▶ **YOUR OBJECTIVE**:
Exactly repeat the material, dropping only the pictures.

—————

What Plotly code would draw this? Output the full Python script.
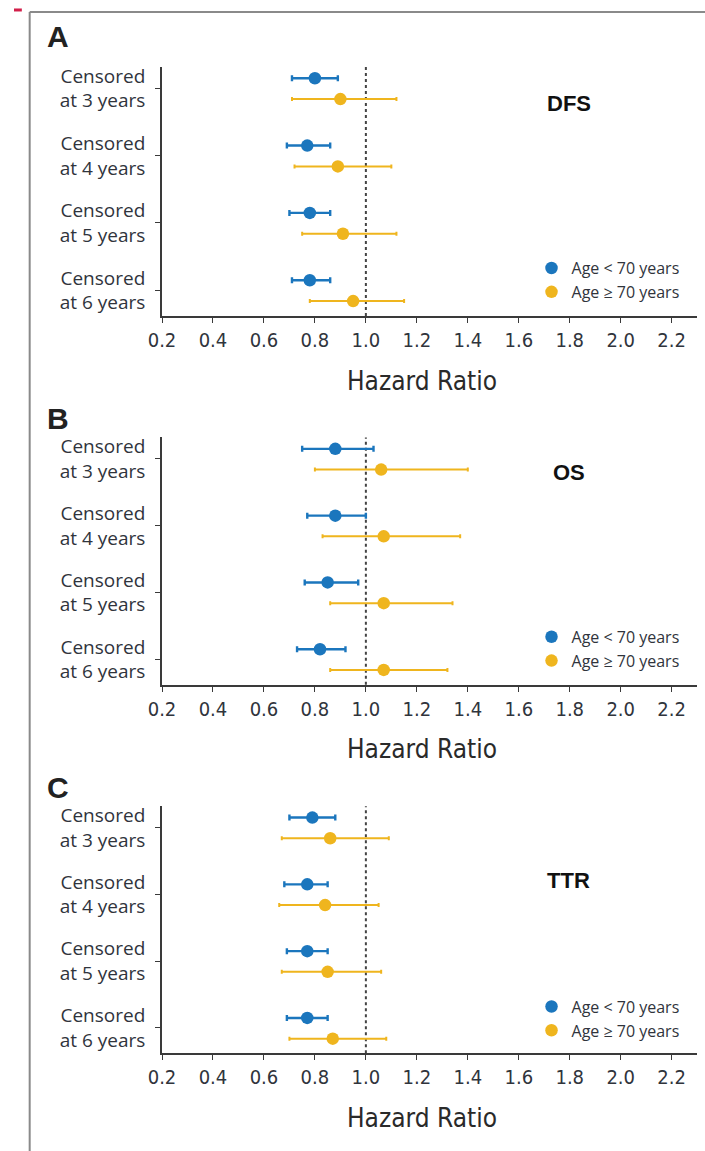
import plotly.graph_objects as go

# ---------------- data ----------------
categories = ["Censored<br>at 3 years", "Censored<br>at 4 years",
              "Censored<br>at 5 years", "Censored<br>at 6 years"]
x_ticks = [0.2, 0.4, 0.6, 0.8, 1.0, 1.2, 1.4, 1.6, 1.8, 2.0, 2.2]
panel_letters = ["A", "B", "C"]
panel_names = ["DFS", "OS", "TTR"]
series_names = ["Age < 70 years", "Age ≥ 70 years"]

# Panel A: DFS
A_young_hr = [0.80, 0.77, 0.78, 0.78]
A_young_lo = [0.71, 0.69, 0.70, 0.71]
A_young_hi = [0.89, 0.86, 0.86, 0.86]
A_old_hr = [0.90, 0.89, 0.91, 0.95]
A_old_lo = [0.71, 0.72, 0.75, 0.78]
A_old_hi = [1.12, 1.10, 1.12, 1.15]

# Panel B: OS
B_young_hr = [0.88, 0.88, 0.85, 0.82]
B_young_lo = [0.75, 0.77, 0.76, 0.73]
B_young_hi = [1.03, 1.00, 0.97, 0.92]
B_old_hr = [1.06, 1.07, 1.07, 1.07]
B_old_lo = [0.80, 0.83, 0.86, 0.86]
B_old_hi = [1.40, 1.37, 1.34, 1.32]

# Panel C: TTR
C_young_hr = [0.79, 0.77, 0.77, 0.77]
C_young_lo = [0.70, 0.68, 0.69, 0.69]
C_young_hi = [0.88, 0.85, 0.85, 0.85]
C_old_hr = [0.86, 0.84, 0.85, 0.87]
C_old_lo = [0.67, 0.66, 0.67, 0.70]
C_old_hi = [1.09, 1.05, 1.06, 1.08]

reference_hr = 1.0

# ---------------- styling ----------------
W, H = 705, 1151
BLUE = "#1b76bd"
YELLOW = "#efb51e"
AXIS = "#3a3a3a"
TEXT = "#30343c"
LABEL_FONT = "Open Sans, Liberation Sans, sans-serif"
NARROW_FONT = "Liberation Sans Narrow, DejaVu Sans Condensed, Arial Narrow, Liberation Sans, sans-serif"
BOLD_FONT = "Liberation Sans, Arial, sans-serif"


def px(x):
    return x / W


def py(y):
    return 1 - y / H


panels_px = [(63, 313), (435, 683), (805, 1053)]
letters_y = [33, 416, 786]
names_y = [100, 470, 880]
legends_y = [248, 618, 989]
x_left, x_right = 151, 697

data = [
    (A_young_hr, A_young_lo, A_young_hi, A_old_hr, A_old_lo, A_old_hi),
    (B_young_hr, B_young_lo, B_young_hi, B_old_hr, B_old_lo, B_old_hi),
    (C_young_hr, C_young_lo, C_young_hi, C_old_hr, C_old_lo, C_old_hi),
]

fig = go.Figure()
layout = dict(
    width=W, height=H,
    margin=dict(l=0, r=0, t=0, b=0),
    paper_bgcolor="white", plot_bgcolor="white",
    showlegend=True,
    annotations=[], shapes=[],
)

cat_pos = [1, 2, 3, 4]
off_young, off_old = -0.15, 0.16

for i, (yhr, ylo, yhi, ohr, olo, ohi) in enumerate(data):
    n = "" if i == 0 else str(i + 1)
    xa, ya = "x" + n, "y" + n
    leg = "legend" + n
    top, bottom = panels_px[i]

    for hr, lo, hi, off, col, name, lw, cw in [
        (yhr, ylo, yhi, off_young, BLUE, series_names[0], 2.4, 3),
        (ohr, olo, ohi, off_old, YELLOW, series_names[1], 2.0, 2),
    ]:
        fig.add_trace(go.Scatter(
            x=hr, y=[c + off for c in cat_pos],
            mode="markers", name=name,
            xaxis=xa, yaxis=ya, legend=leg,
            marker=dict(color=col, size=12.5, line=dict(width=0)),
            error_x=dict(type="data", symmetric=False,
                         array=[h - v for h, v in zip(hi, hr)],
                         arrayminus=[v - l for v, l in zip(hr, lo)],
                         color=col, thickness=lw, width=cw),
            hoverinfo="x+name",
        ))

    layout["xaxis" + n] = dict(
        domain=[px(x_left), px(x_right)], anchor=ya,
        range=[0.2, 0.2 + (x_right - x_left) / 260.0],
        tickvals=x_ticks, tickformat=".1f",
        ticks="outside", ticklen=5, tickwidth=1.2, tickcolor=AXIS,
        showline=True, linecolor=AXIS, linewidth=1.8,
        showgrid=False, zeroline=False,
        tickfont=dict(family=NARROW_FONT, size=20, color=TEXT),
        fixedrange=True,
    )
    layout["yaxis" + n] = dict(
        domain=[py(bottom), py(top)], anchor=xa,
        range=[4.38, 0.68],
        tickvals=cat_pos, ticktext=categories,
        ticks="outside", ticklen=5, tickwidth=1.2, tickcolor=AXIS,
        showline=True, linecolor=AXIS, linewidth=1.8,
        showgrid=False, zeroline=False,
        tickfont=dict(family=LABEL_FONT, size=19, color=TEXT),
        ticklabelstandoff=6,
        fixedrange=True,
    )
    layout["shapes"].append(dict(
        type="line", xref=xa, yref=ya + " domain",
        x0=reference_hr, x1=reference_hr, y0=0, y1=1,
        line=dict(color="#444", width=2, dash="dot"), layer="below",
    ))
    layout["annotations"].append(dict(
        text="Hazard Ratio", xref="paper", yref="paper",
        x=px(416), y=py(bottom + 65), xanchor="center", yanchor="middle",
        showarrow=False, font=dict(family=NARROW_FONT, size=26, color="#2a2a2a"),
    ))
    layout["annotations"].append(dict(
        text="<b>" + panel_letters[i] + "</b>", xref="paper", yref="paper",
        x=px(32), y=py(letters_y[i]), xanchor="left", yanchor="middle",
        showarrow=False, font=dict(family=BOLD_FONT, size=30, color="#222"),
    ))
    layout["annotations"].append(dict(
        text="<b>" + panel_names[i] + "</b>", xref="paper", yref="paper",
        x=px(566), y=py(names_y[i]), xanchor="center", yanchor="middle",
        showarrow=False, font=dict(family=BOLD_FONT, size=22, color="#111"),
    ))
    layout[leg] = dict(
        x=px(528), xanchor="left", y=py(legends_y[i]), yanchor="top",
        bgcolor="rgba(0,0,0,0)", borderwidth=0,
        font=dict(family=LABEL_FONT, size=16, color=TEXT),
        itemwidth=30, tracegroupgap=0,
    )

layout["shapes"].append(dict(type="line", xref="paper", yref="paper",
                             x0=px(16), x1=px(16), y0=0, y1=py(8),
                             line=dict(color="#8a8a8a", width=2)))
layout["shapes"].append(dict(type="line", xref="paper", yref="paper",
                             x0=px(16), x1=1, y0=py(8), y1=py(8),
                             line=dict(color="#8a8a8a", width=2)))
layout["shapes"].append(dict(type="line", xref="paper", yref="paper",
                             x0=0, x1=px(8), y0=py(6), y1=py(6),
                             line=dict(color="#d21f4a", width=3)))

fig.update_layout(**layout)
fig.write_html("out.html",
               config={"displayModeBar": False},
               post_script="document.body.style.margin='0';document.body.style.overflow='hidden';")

—————

▶ **SOLVED PROBLEM**:
What Plotly code would draw this? Output the full Python script.
import plotly.graph_objects as go

# ---------------- data ----------------
categories = ["Censored<br>at 3 years", "Censored<br>at 4 years",
              "Censored<br>at 5 years", "Censored<br>at 6 years"]
x_ticks = [0.2, 0.4, 0.6, 0.8, 1.0, 1.2, 1.4, 1.6, 1.8, 2.0, 2.2]
panel_letters = ["A", "B", "C"]
panel_names = ["DFS", "OS", "TTR"]
series_names = ["Age < 70 years", "Age ≥ 70 years"]

# Panel A: DFS
A_young_hr = [0.80, 0.77, 0.78, 0.78]
A_young_lo = [0.71, 0.69, 0.70, 0.71]
A_young_hi = [0.89, 0.86, 0.86, 0.86]
A_old_hr = [0.90, 0.89, 0.91, 0.95]
A_old_lo = [0.71, 0.72, 0.75, 0.78]
A_old_hi = [1.12, 1.10, 1.12, 1.15]

# Panel B: OS
B_young_hr = [0.88, 0.88, 0.85, 0.82]
B_young_lo = [0.75, 0.77, 0.76, 0.73]
B_young_hi = [1.03, 1.00, 0.97, 0.92]
B_old_hr = [1.06, 1.07, 1.07, 1.07]
B_old_lo = [0.80, 0.83, 0.86, 0.86]
B_old_hi = [1.40, 1.37, 1.34, 1.32]

# Panel C: TTR
C_young_hr = [0.79, 0.77, 0.77, 0.77]
C_young_lo = [0.70, 0.68, 0.69, 0.69]
C_young_hi = [0.88, 0.85, 0.85, 0.85]
C_old_hr = [0.86, 0.84, 0.85, 0.87]
C_old_lo = [0.67, 0.66, 0.67, 0.70]
C_old_hi = [1.09, 1.05, 1.06, 1.08]

reference_hr = 1.0

# ---------------- styling ----------------
W, H = 705, 1151
BLUE = "#1b76bd"
YELLOW = "#efb51e"
AXIS = "#3a3a3a"
TEXT = "#30343c"
LABEL_FONT = "Open Sans, Liberation Sans, sans-serif"
NARROW_FONT = "Liberation Sans Narrow, DejaVu Sans Condensed, Arial Narrow, Liberation Sans, sans-serif"
BOLD_FONT = "Liberation Sans, Arial, sans-serif"


def px(x):
    return x / W


def py(y):
    return 1 - y / H


panels_px = [(63, 313), (435, 683), (805, 1053)]
letters_y = [33, 416, 786]
names_y = [100, 470, 880]
legends_y = [248, 618, 989]
x_left, x_right = 151, 697

data = [
    (A_young_hr, A_young_lo, A_young_hi, A_old_hr, A_old_lo, A_old_hi),
    (B_young_hr, B_young_lo, B_young_hi, B_old_hr, B_old_lo, B_old_hi),
    (C_young_hr, C_young_lo, C_young_hi, C_old_hr, C_old_lo, C_old_hi),
]

fig = go.Figure()
layout = dict(
    width=W, height=H,
    margin=dict(l=0, r=0, t=0, b=0),
    paper_bgcolor="white", plot_bgcolor="white",
    showlegend=True,
    annotations=[], shapes=[],
)

cat_pos = [1, 2, 3, 4]
off_young, off_old = -0.15, 0.16

for i, (yhr, ylo, yhi, ohr, olo, ohi) in enumerate(data):
    n = "" if i == 0 else str(i + 1)
    xa, ya = "x" + n, "y" + n
    leg = "legend" + n
    top, bottom = panels_px[i]

    for hr, lo, hi, off, col, name, lw, cw in [
        (yhr, ylo, yhi, off_young, BLUE, series_names[0], 2.4, 3),
        (ohr, olo, ohi, off_old, YELLOW, series_names[1], 2.0, 2),
    ]:
        fig.add_trace(go.Scatter(
            x=hr, y=[c + off for c in cat_pos],
            mode="markers", name=name,
            xaxis=xa, yaxis=ya, legend=leg,
            marker=dict(color=col, size=12.5, line=dict(width=0)),
            error_x=dict(type="data", symmetric=False,
                         array=[h - v for h, v in zip(hi, hr)],
                         arrayminus=[v - l for v, l in zip(hr, lo)],
                         color=col, thickness=lw, width=cw),
            hoverinfo="x+name",
        ))

    layout["xaxis" + n] = dict(
        domain=[px(x_left), px(x_right)], anchor=ya,
        range=[0.2, 0.2 + (x_right - x_left) / 260.0],
        tickvals=x_ticks, tickformat=".1f",
        ticks="outside", ticklen=5, tickwidth=1.2, tickcolor=AXIS,
        showline=True, linecolor=AXIS, linewidth=1.8,
        showgrid=False, zeroline=False,
        tickfont=dict(family=NARROW_FONT, size=20, color=TEXT),
        fixedrange=True,
    )
    layout["yaxis" + n] = dict(
        domain=[py(bottom), py(top)], anchor=xa,
        range=[4.38, 0.68],
        tickvals=cat_pos, ticktext=categories,
        ticks="outside", ticklen=5, tickwidth=1.2, tickcolor=AXIS,
        showline=True, linecolor=AXIS, linewidth=1.8,
        showgrid=False, zeroline=False,
        tickfont=dict(family=LABEL_FONT, size=19, color=TEXT),
        ticklabelstandoff=6,
        fixedrange=True,
    )
    layout["shapes"].append(dict(
        type="line", xref=xa, yref=ya + " domain",
        x0=reference_hr, x1=reference_hr, y0=0, y1=1,
        line=dict(color="#444", width=2, dash="dot"), layer="below",
    ))
    layout["annotations"].append(dict(
        text="Hazard Ratio", xref="paper", yref="paper",
        x=px(416), y=py(bottom + 65), xanchor="center", yanchor="middle",
        showarrow=False, font=dict(family=NARROW_FONT, size=26, color="#2a2a2a"),
    ))
    layout["annotations"].append(dict(
        text="<b>" + panel_letters[i] + "</b>", xref="paper", yref="paper",
        x=px(32), y=py(letters_y[i]), xanchor="left", yanchor="middle",
        showarrow=False, font=dict(family=BOLD_FONT, size=30, color="#222"),
    ))
    layout["annotations"].append(dict(
        text="<b>" + panel_names[i] + "</b>", xref="paper", yref="paper",
        x=px(566), y=py(names_y[i]), xanchor="center", yanchor="middle",
        showarrow=False, font=dict(family=BOLD_FONT, size=22, color="#111"),
    ))
    layout[leg] = dict(
        x=px(528), xanchor="left", y=py(legends_y[i]), yanchor="top",
        bgcolor="rgba(0,0,0,0)", borderwidth=0,
        font=dict(family=LABEL_FONT, size=16, color=TEXT),
        itemwidth=30, tracegroupgap=0,
    )

layout["shapes"].append(dict(type="line", xref="paper", yref="paper",
                             x0=px(16), x1=px(16), y0=0, y1=py(8),
                             line=dict(color="#8a8a8a", width=2)))
layout["shapes"].append(dict(type="line", xref="paper", yref="paper",
                             x0=px(16), x1=1, y0=py(8), y1=py(8),
                             line=dict(color="#8a8a8a", width=2)))
layout["shapes"].append(dict(type="line", xref="paper", yref="paper",
                             x0=0, x1=px(8), y0=py(6), y1=py(6),
                             line=dict(color="#d21f4a", width=3)))

fig.update_layout(**layout)
fig.write_html("out.html",
               config={"displayModeBar": False},
               post_script="document.body.style.margin='0';document.body.style.overflow='hidden';")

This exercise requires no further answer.